A quarterly interview day - one session with two or three executives, structured around three or four themes the company wants to own, producing ten to fifteen clips deployed over three months. The investment is one day, the output is a quarter of content. This works because there's a real conversation behind it, not a camera pointed at someone trying to remember what they wanted to say.
Do fintech client testimonials need to be named?
Yes. "A leading European bank" says nothing and builds no trust. A named head of treasury at a named institution explaining the specific operational problem they had and the specific measurable outcome they got is a different piece of content entirely. We've produced videos where a single named testimonial was the most-watched content for six months running because it was the only thing prospects could verify independently.
What should fintech conference video actually accomplish?

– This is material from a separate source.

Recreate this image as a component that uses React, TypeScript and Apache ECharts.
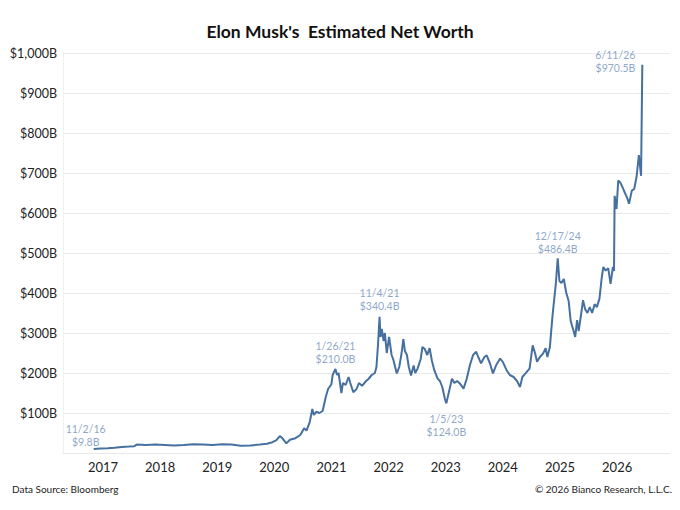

It should answer "why would you want to work with us?" not "what happened at our stand?" The highlight reel, stand video, interview series - these are sales tools for the six weeks after the event when prospects decide whether to engage. Reaction shots from visitors matter. Energy around the stand matters. A 30-second executive clip that can travel independently on LinkedIn matters more than a comprehensive two-minute edit.
How do you build trust through fintech video when the product is invisible?
Real people on camera with authority. A named executive talking concretely about how the system handles edge cases. A named client with job title explaining what changed after implementation. A real office with real people in it. These things communicate something a website cannot because they're harder to fake, and trust-building in financial services happens long before any sales call.